Los muertos, heridos y desaparecidos de Ayotzinapa pusieron en evidencia los efectos inevitables de la mundialización neoliberal, lo que ocurre (y ocurrirá) si la regulación mercantil sigue imponiéndose a la regulación política popular, si los intereses de las corporaciones predominan sobre los intereses de los pueblos.

Los muertos, heridos y desaparecidos de Ayotzinapa hicieron un poco más visibles los engranajes mortíferos de un sistema en guerra (la expresión es literal) contra toda estructura social contendora, contra toda forma de sociedad orgánica. Un sistema que pretende desarraigar a todos los hombres y a todas las mujeres, para luego fagocitarlos.

Los muertos, heridos y desaparecidos de Ayotzinapa sirvieron para que muchos y muchas dentro y fuera de México tomaran conciencia del grado de descomposición de las clases dominantes y el Estado mexicanos, del abismo inexorable al que conduce la mundialización neoliberal, del altísimo grado de complicidad con la muerte que tienen aquellos y aquellas que siguen reivindicando su derecho a la indiferencia.

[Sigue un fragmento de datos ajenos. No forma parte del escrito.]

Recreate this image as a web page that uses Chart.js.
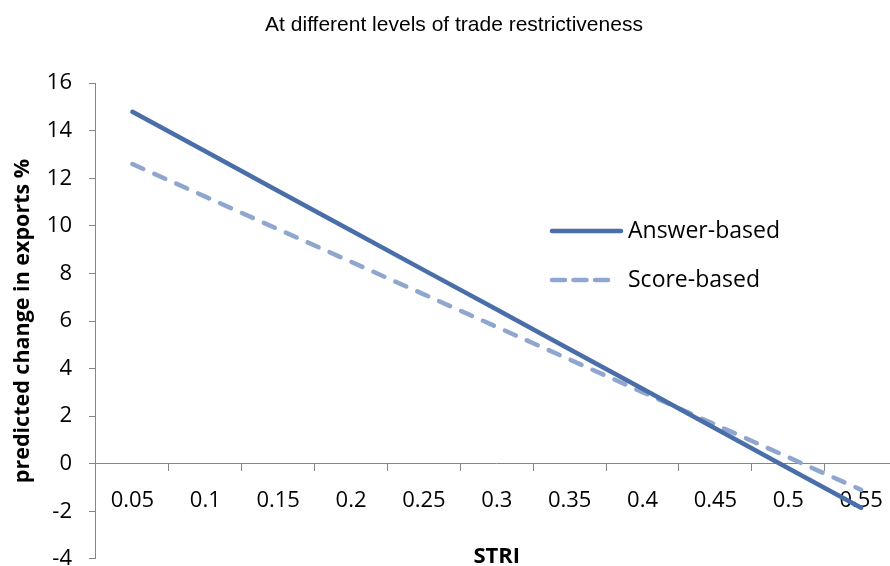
<!DOCTYPE html>
<html>
<head>
<meta charset="utf-8">
<script src="https://cdn.jsdelivr.net/npm/chart.js@4.4.0/dist/chart.umd.min.js"></script>
<style>
    html, body { margin: 0; padding: 0; background: #fff; overflow: hidden; }
    #wrap { position: relative; width: 900px; height: 589px; }
</style>
</head>
<body>
<div id="wrap"><canvas id="striChart"></canvas></div>
<script>
var stri = ['0.05', '0.1', '0.15', '0.2', '0.25', '0.3', '0.35', '0.4', '0.45', '0.5', '0.55'];
var answerBased = [14.8, 13.14, 11.47, 9.81, 8.14, 6.48, 4.81, 3.15, 1.48, -0.19, -1.85];
var scoreBased = [12.6, 11.23, 9.86, 8.49, 7.12, 5.75, 4.38, 3.01, 1.64, 0.27, -1.1];
var yTicks = [-4, -2, 0, 2, 4, 6, 8, 10, 12, 14, 16];

var axisGrey = '#868686';
var labelFont = { family: 'Open Sans', size: 22 };
var boldFont = { family: 'Open Sans', size: 22, weight: 'bold' };

// legend drawn inside the plot, Excel style
var insideLegend = {
    id: 'insideLegend',
    afterDatasetsDraw: function(chart) {
        var ctx = chart.ctx;
        var x0 = 552, rows = [231, 280];
        chart.data.datasets.forEach(function(ds, i) {
            var y = rows[i];
            ctx.save();
            ctx.strokeStyle = ds.borderColor;
            ctx.lineWidth = ds.borderWidth;
            ctx.lineCap = 'round';
            ctx.setLineDash(i === 0 ? [] : [13, 8.5]);
            ctx.beginPath();
            ctx.moveTo(x0, y);
            ctx.lineTo(x0 + (i === 0 ? 69 : 57), y);
            ctx.stroke();
            ctx.setLineDash([]);
            ctx.fillStyle = '#000';
            ctx.font = '23px "Open Sans"';
            ctx.textBaseline = 'middle';
            ctx.fillText(ds.label, 628, y);
            ctx.restore();
        });
    }
};

new Chart(document.getElementById('striChart'), {
    type: 'line',
    data: {
        labels: stri,
        datasets: [{
            label: 'Answer-based',
            data: answerBased,
            borderColor: '#4A6EA9',
            borderWidth: 4.5,
            pointRadius: 0,
            borderCapStyle: 'round',
            tension: 0
        }, {
            label: 'Score-based',
            data: scoreBased,
            borderColor: '#8FA6CE',
            borderWidth: 4.5,
            borderDash: [12, 12],
            borderCapStyle: 'round',
            pointRadius: 0,
            tension: 0
        }]
    },
    options: {
        responsive: true,
        maintainAspectRatio: false,
        animation: false,
        layout: { autoPadding: false, padding: { left: 10, right: 2, top: 0, bottom: 7 } },
        plugins: {
            legend: { display: false },
            tooltip: { enabled: false },
            title: {
                display: true,
                text: 'At different levels of trade restrictiveness',
                color: '#000',
                font: { family: 'Liberation Sans', size: 21, weight: 'normal' },
                padding: { top: 13, bottom: 45 }
            }
        },
        scales: {
            x: {
                type: 'category',
                position: { y: 0 },
                offset: true,
                grid: {
                    offset: true,
                    drawOnChartArea: false,
                    drawTicks: true,
                    tickLength: 7,
                    color: axisGrey
                },
                border: { color: axisGrey, width: 1 },
                ticks: { color: '#000', font: labelFont, padding: 17, maxRotation: 0, autoSkip: false },
                title: {
                    display: true,
                    text: 'STRI',
                    color: '#000',
                    font: boldFont,
                    padding: { top: 12, bottom: 0 }
                }
            },
            y: {
                min: -4,
                max: 16,
                afterBuildTicks: function(scale) {
                    scale.ticks = yTicks.map(function(v) { return { value: v }; });
                },
                grid: {
                    drawOnChartArea: false,
                    drawTicks: true,
                    tickLength: 7,
                    color: axisGrey
                },
                border: { color: axisGrey, width: 1 },
                ticks: { color: '#000', font: labelFont, padding: 17 },
                title: {
                    display: true,
                    text: 'predicted change in exports %',
                    color: '#000',
                    font: { family: 'Open Sans', size: 21.5, weight: 'bold' },
                    padding: { top: 0, bottom: -6 }
                }
            }
        }
    },
    plugins: [insideLegend]
});
</script>
</body>
</html>
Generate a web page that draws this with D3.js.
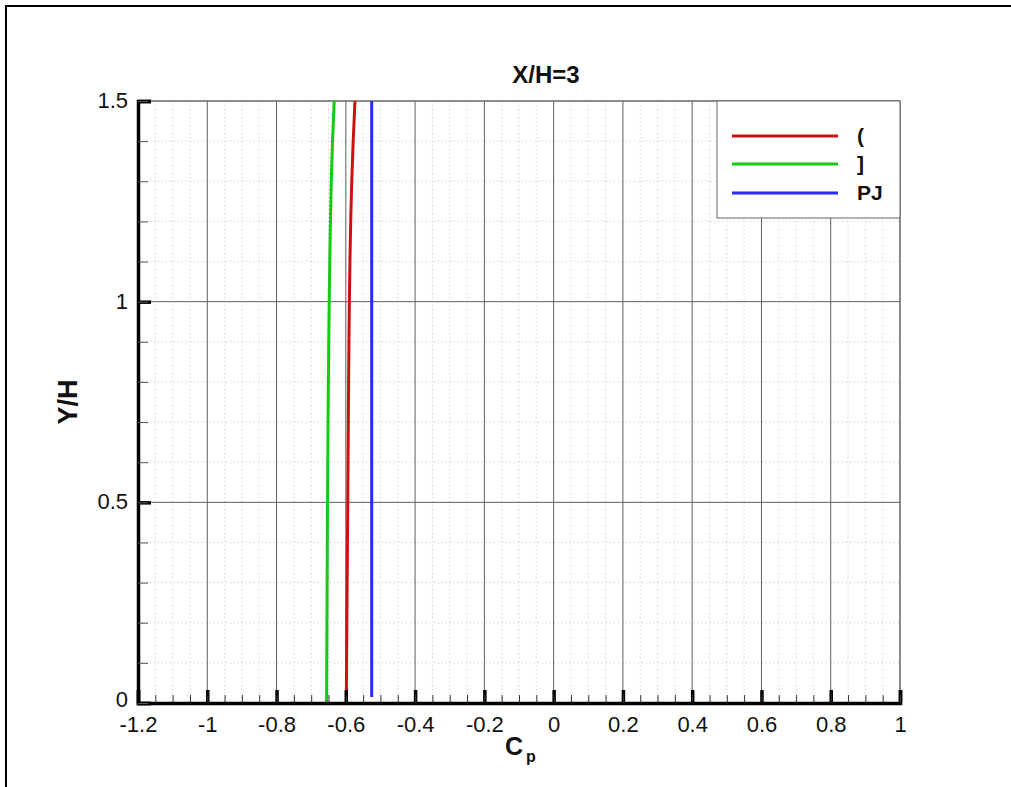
<!DOCTYPE html>
<html><head><meta charset="utf-8">
<script src="https://cdn.jsdelivr.net/npm/d3@7"></script>
<style>body{margin:0;background:#fff}svg{display:block;font-family:"Liberation Sans",Arial,sans-serif}</style>
</head><body><svg id="c" width="1011" height="787"></svg>
<script>
const yVals = [0, 0.1, 0.2, 0.3, 0.4, 0.5, 0.6, 0.7, 0.8, 0.9, 1.0, 1.1, 1.2, 1.3, 1.4, 1.5];
const redX = [-0.5986, -0.5978, -0.597, -0.5962, -0.5953, -0.5944, -0.5936, -0.5928, -0.592, -0.591, -0.5898, -0.5882, -0.586, -0.583, -0.579, -0.5735];
const greenX = [-0.6555, -0.655, -0.6545, -0.654, -0.6534, -0.6528, -0.6521, -0.6513, -0.6504, -0.6493, -0.648, -0.6464, -0.6445, -0.6422, -0.6386, -0.6335];
const blueY = [0.015, 1.5];
const blueX = [-0.5253, -0.5253];
const seriesNames = ["(", "]", "PJ"];
const seriesColors = ["#cc1111", "#11cc11", "#2b2bee"];
const xTicks = [-1.2, -1, -0.8, -0.6, -0.4, -0.2, 0, 0.2, 0.4, 0.6, 0.8, 1];
const yTicks = [0, 0.5, 1, 1.5];
const xMinor = d3.range(-1.2, 1.0001, 0.05).map(v => +v.toFixed(2));
const yMinor = d3.range(0, 1.5001, 0.1).map(v => +v.toFixed(2));

const svg = d3.select("#c");
const L = 138, R = 900, T = 101, B = 703;
const x = d3.scaleLinear().domain([-1.2, 1]).range([L, R]);
const y = d3.scaleLinear().domain([0, 1.5]).range([B, T]);

// outer frame
svg.append("path").attr("d", "M6,790 L6,6 L1015,6").attr("fill", "none").attr("stroke", "#000").attr("stroke-width", 2);

// minor grid
svg.append("g").selectAll("line").data(xMinor.filter(v => !xTicks.some(t => Math.abs(t - v) < 1e-6))).join("line")
  .attr("x1", d => x(d)).attr("x2", d => x(d)).attr("y1", T).attr("y2", B)
  .attr("stroke", "#c4c4c4").attr("stroke-width", 1).attr("stroke-dasharray", "1,3");
svg.append("g").selectAll("line").data(yMinor.filter(v => !yTicks.some(t => Math.abs(t - v) < 1e-6))).join("line")
  .attr("x1", L).attr("x2", R).attr("y1", d => y(d)).attr("y2", d => y(d))
  .attr("stroke", "#c4c4c4").attr("stroke-width", 1).attr("stroke-dasharray", "1,3");
// major grid
svg.append("g").selectAll("line").data(xTicks).join("line")
  .attr("x1", d => x(d)).attr("x2", d => x(d)).attr("y1", T).attr("y2", B)
  .attr("stroke", "#5e5e5e").attr("stroke-width", 1);
svg.append("g").selectAll("line").data(yTicks).join("line")
  .attr("x1", L).attr("x2", R).attr("y1", d => y(d)).attr("y2", d => y(d))
  .attr("stroke", "#5e5e5e").attr("stroke-width", 1);

// plot border top/right
svg.append("path").attr("d", `M${L},${T} L${R},${T} L${R},${B}`).attr("fill", "none").attr("stroke", "#666").attr("stroke-width", 1);

// data lines
const line = d3.line().x(d => x(d[0])).y(d => y(d[1])).curve(d3.curveBasis);
const data = [
  d3.zip(redX, yVals),
  d3.zip(greenX, yVals),
  d3.zip(blueX, blueY)
];
svg.append("g").selectAll("path").data(data).join("path")
  .attr("d", line).attr("fill", "none")
  .attr("stroke", (d, i) => seriesColors[i]).attr("stroke-width", 3);

// axes
const xAxis = d3.axisBottom(x).tickValues(xTicks).tickSize(-13).tickFormat(d => d3.format("")(d).replace("−", "-"));
const gx = svg.append("g").attr("transform", `translate(0,${B})`).call(xAxis);
gx.select(".domain").attr("stroke", "#000").attr("stroke-width", 3.5);
gx.selectAll(".tick line").attr("stroke", "#000").attr("stroke-width", 3.5);
gx.selectAll("text").attr("font-size", 22).attr("fill", "#111").attr("y", 13).attr("dy", "0.71em");
const gxm = svg.append("g").attr("transform", `translate(0,${B})`)
  .call(d3.axisBottom(x).tickValues(xMinor).tickSize(-8).tickFormat(""));
gxm.select(".domain").remove();
gxm.selectAll(".tick line").attr("stroke", "#333").attr("stroke-width", 1);

const yAxis = d3.axisLeft(y).tickValues(yTicks).tickSize(-13).tickFormat(d3.format(""));
const gy = svg.append("g").attr("transform", `translate(${L},0)`).call(yAxis);
gy.select(".domain").attr("stroke", "#000").attr("stroke-width", 3.5);
gy.selectAll(".tick line").attr("stroke", "#000").attr("stroke-width", 3.5);
gy.selectAll("text").attr("font-size", 22).attr("fill", "#111").attr("x", -10)
  .attr("dy", d => d === 0 ? "0.15em" : "0.3em");
const gym = svg.append("g").attr("transform", `translate(${L},0)`)
  .call(d3.axisLeft(y).tickValues(yMinor).tickSize(-10).tickFormat(""));
gym.select(".domain").remove();
gym.selectAll(".tick line").attr("stroke", "#555").attr("stroke-width", 1);

// titles
svg.append("text").attr("x", 546).attr("y", 83).attr("text-anchor", "middle")
  .attr("font-size", 24).attr("font-weight", "bold").attr("fill", "#111").text("X/H=3");
svg.append("text").attr("transform", "translate(77,402) rotate(-90)").attr("text-anchor", "middle")
  .attr("font-size", 27).attr("font-weight", "bold").attr("fill", "#111").text("Y/H");
const xl = svg.append("text").attr("x", 505).attr("y", 755)
  .attr("font-size", 25).attr("font-weight", "bold").attr("fill", "#111");
xl.append("tspan").text("C");
xl.append("tspan").attr("font-size", 16).attr("dy", 7).attr("dx", 3).text("p");

// legend
const lg = svg.append("g");
lg.append("rect").attr("x", 717).attr("y", 101).attr("width", 183).attr("height", 117)
  .attr("fill", "#fff").attr("stroke", "#666").attr("stroke-width", 1);
const ly = [136, 164, 193];
seriesNames.forEach((n, i) => {
  lg.append("line").attr("x1", 732).attr("x2", 838).attr("y1", ly[i]).attr("y2", ly[i])
    .attr("stroke", seriesColors[i]).attr("stroke-width", 3);
  lg.append("text").attr("x", 857).attr("y", ly[i] + 7).attr("font-size", 21)
    .attr("font-weight", "bold").attr("fill", "#111").text(n);
});
</script></body></html>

Al mismo tiempo, nos recordaron que sólo con el desarrollo de la conciencia popular —una conciencia que no sea desdichada— será posible superar esta crisis civilizatoria y generar una alternativa sistémica.

Los muertos, heridos y desaparecidos de Ayotzinapa tienen la dignidad de un árbol grande. Cumpliendo con sus deberes inmediatos, se han convertido en universales. Son bandera de lucha para el campesinado y para las comunidades indígenas que, cercados por las empresas multinacionales, no se rinden y defienden sus territorios; para los y las que se resisten a gastar su sangre en las plantaciones agro-industriales o en las maquilas y se organizan y luchan, para los y las que quieren escapar de la miseria, la precariedad, la prostitución, el narcotráfico y el para-militarismo, sin asumir la amarga alternativa de cruzar la frontera.

Los muertos, heridos y desaparecidos de Ayotzinapa son nuestros héroes irreprochables. Pero son Héroes de sacrificio. De nosotros y nosotras depende que algún día México y Nuestra América toda vuelvan a parir héroes de triunfo.

¡Vivos se los llevaron. Vivos los queremos!